Categories: General News Tags: Alumni

Derrick Magee has been appointed associate vice chancellor of campus enterprises at N.C. Central University. Magee, a doctoral candidate in the Belk College of Business, will defend his dissertation in fall 2022.

Prior to NCCU, Magee was the senior associate athletics director for business affairs and director of auxiliary enterprises at Alabama State University, helping to develop more than $80 million in new athletics facilities and create the ASU Athletics Business Office. His leadership experience also includes roles as associate athletics director and chief business officer at the University of Cincinnati where he managed a $40-million operating budget, a $120-million debt portfolio and developed $15.5 million in new facilities.

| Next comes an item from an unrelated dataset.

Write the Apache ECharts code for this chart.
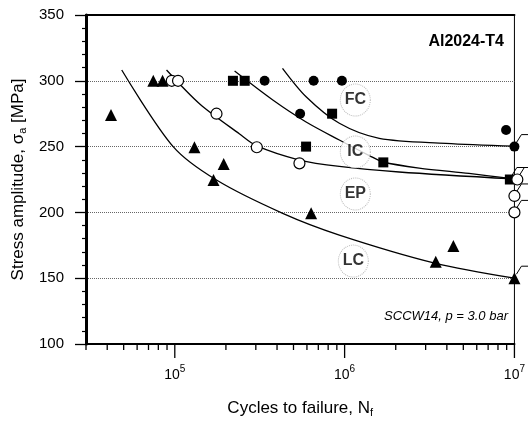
<!DOCTYPE html>
<html>
<head>
<meta charset="utf-8">
<script src="https://cdn.jsdelivr.net/npm/echarts@6/dist/echarts.min.js"></script>
<style>
html,body{margin:0;padding:0;background:#fff;}
#chart{width:528px;height:426px;}
</style>
</head>
<body>
<div id="chart"></div>
<script>
// ---- data ----
const lcFailures = [[42100,274],[74700,300],[84700,300],[130500,249.5],[169000,224.6],[194000,236.8],[635000,199.3],[3440000,162.5],[4370000,174.5]];
const lcRunouts  = [[10000000,150]];
const epFailures = [[96000,300],[104500,300],[176000,275],[304000,249.5],[542000,237.3]];
const epRunouts  = [[10400000,225],[10000000,212.5],[10000000,200]];
const icFailures = [[220000,300],[258000,300],[844000,275],[593000,250],[1690000,238]];
const icRunouts  = [[9400000,225]];
const fcFailures = [[338000,300],[657000,300],[964000,300],[547000,275],[8930000,262.6]];
const fcRunouts  = [[10000000,250]];

const lcCurve = [[48700,308.2],[97800,250],[176000,224.6],[432000,199.3],[931000,182.8],[3440000,161.3],[10000000,150]];
const epCurve = [[89400,308.2],[140300,282.4],[240800,259.6],[304200,250.5],[542000,239.8],[931000,234.9],[2095000,230.7],[10000000,225.4]];
const icCurve = [[225000,307.4],[377700,285.4],[593200,268.7],[931000,255],[1396000,243.2],[1688000,238.3],[2745000,233.7],[5400000,229.6],[10000000,225.4]];
const fcCurve = [[430800,309.5],[593200,287.9],[931000,267.7],[1599000,256.3],[3940000,252.5],[10000000,250.3]];

const curveLabelNames = ['FC','IC','EP','LC'];
const curveLabelX = [1156000,1156000,1156000,1125000];
const curveLabelY = [285.4,245.9,214,163];

const xMinorTicks = [30000,40000,50000,60000,70000,80000,90000,200000,300000,400000,500000,600000,700000,800000,900000,2000000,3000000,4000000,5000000,6000000,7000000,8000000,9000000];
const xMajorTicks = [100000,1000000,10000000];
const yMin = 100, yMax = 350, yStep = 50;
const xMin = 30000, xMax = 10000000;

// ---- chart ----
const FONT = '"Liberation Sans", Arial, Helvetica, sans-serif';
const chart = echarts.init(document.getElementById('chart'), null, {renderer:'canvas'});

function tickSeries(values, len){
  return {
    type:'custom', silent:true, clip:false, z:5,
    data: values.map(v => [v, yMin]),
    renderItem: (params, api) => {
      const p = api.coord([api.value(0), api.value(1)]);
      return {type:'line', shape:{x1:p[0], y1:p[1], x2:p[0], y2:p[1]+len}, style:{stroke:'#000', lineWidth:1.3}};
    }
  };
}
function runoutSeries(values){
  return {
    type:'custom', silent:true, clip:false, z:6,
    data: values,
    renderItem: (params, api) => {
      const p = api.coord([api.value(0), api.value(1)]);
      return {type:'polyline', shape:{points:[[p[0]+2,p[1]-4],[p[0]+7,p[1]-12],[p[0]+20,p[1]-12]]}, style:{stroke:'#000', lineWidth:1, fill:null}};
    }
  };
}
function curveSeries(data){
  return {type:'line', data:data, showSymbol:false, smooth:0.3, silent:true, z:2,
    lineStyle:{color:'#000', width:1.3}};
}
function pointSeries(data, symbol, size, fill){
  return {type:'scatter', data:data, symbol:symbol, symbolSize:size, clip:false, z:10,
    itemStyle:{color:fill, borderColor:'#000', borderWidth: fill === '#fff' ? 1.2 : 0, opacity:1}};
}

const option = {
  animation:false,
  backgroundColor:'#fff',
  textStyle:{fontFamily:FONT},
  title:{text:'Al2024-T4', right:19, top:29, textStyle:{fontFamily:FONT, fontSize:16, fontWeight:'bold', color:'#000'}},
  graphic:[{type:'text', right:20, top:310, style:{text:'SCCW14, p = 3.0 bar', font:'italic 13px ' + FONT, fill:'#000'}}],
  grid:{left:86, right:13, top:15, bottom:82, show:true, borderColor:'#000', borderWidth:1, backgroundColor:'transparent'},
  xAxis:[{
    type:'log', logBase:10, min:xMin, max:xMax,
    axisLine:{show:true, lineStyle:{color:'#000', width:2}},
    axisTick:{show:false}, minorTick:{show:false}, splitLine:{show:false},
    axisLabel:{margin:20, color:'#000', fontFamily:FONT, showMinLabel:true, showMaxLabel:true,
      formatter: v => { const e = Math.round(Math.log10(v)); if (Math.abs(Math.log10(v) - e) > 1e-6) return ''; return '{b|10}{s|' + e + '}'; },
      rich:{b:{fontSize:14, fontFamily:FONT, color:'#000', verticalAlign:'bottom', lineHeight:18}, s:{fontSize:10, fontFamily:FONT, color:'#000', verticalAlign:'top', lineHeight:18}}},
    name:'Cycles to failure, N{sub|f}', nameLocation:'middle', nameGap:54,
    nameTextStyle:{fontSize:17, fontFamily:FONT, color:'#000', rich:{sub:{fontSize:11, fontFamily:FONT, color:'#000', verticalAlign:'bottom', padding:[9,0,0,0]}}}
  },{
    type:'log', logBase:10, min:xMin, max:xMax, position:'top',
    axisLine:{show:true, lineStyle:{color:'#000', width:2}},
    axisTick:{show:false}, axisLabel:{show:false}, splitLine:{show:false}
  }],
  yAxis:{
    type:'value', min:yMin, max:yMax, interval:yStep,
    axisLine:{show:true, lineStyle:{color:'#000', width:3}},
    axisTick:{show:true, inside:false, length:11, lineStyle:{color:'#000', width:1.3}},
    minorTick:{show:true, splitNumber:5, length:4, lineStyle:{color:'#000', width:1.2}},
    splitLine:{show:true, lineStyle:{type:'dotted', width:1, color:['rgba(0,0,0,0)','#666','#666','#666','#666','rgba(0,0,0,0)']}},
    axisLabel:{margin:22, fontSize:15, color:'#000', fontFamily:FONT},
    name:'Stress amplitude, σ{sub|a} [MPa]', nameLocation:'middle', nameGap:58, nameRotate:90,
    nameTextStyle:{fontSize:17, fontFamily:FONT, color:'#000', rich:{sub:{fontSize:11, fontFamily:FONT, color:'#000', verticalAlign:'bottom', padding:[9,0,0,0]}}}
  },
  series:[
    curveSeries(lcCurve), curveSeries(epCurve), curveSeries(icCurve), curveSeries(fcCurve),
    {type:'scatter', silent:true, z:8, symbol:'circle', symbolSize:[30,32],
      data: curveLabelNames.map((n,i) => ({name:n, value:[curveLabelX[i], curveLabelY[i]]})),
      itemStyle:{color:'#fff', borderColor:'#aaa', borderWidth:1, borderType:'dotted'},
      label:{show:true, position:'inside', formatter:'{b}', fontSize:16, fontWeight:'bold', color:'#000', fontFamily:FONT}},
    runoutSeries(lcRunouts), runoutSeries(epRunouts), runoutSeries(icRunouts), runoutSeries(fcRunouts),
    pointSeries(lcFailures.concat(lcRunouts), 'triangle', 12, '#000'),
    pointSeries(icFailures.concat(icRunouts), 'rect', 10, '#000'),
    pointSeries(fcFailures.concat(fcRunouts), 'circle', 10, '#000'),
    pointSeries(epFailures.concat(epRunouts), 'circle', 11, '#fff'),
    tickSeries(xMinorTicks, 6), tickSeries(xMajorTicks, 14)
  ]
};
chart.setOption(option);
</script>
</body>
</html>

Experience in these positions formed Magee’s research interest in the survival of permanently failing organizations. Intercollegiate athletics, for example, may be a losing business with only 2.3% of programs generating a profit, but they can have valuable benefits for an institution beyond its bottom line.

Magee chose the Belk College of Business DBA program on the basis of Charlotte’s strong reputation as a research institution, its three-year duration, and because he preferred a brick-and-mortar campus program. He is enthusiastic about how his experience has strengthened his role as an administrator and knows this academic credential from a strong research university like Charlotte increases his credibility as a member of NCCU’s leadership team.

“When I use statistics and research to support my ideas, they are backed up by my degree. I look at things from a much wider perspective now,” Magee said. “I ask different questions and understand how areas are linked together and why it matters. Part of creating a business plan, for example, is to determine the return on the investment, but the wider view is also to consider its potential economic impact on the community.”

Magee looks forward to the opportunity to teach at the university level and hopes to pursue this avenue going forward. “I really don’t have a choice,” he said. “When you have knowledge and information that can be helpful, you have to provide that to students and members of the community.”

Reginald Silver, associate dean for Graduate and Executive Programs in Charlotte’s Belk College of Business, said, “Derrick is an experienced professional who has now added doctoral-level research skills to his toolkit. He continues to be a great ambassador for our DBA program, and he demonstrates the high level of accomplishment that we have represented among our DBA scholars. From the moment I recruited him, I knew his career was on a trajectory to executive leadership in higher education.”

Summing up his experience in Charlotte’s DBA program, Magee said, “Belk College of Business offered an amazing learning environment. The faculty is so smart and engaging, eager to push you to be better and to keep you on track. And the members of my cohort were rock stars. It was life changing.”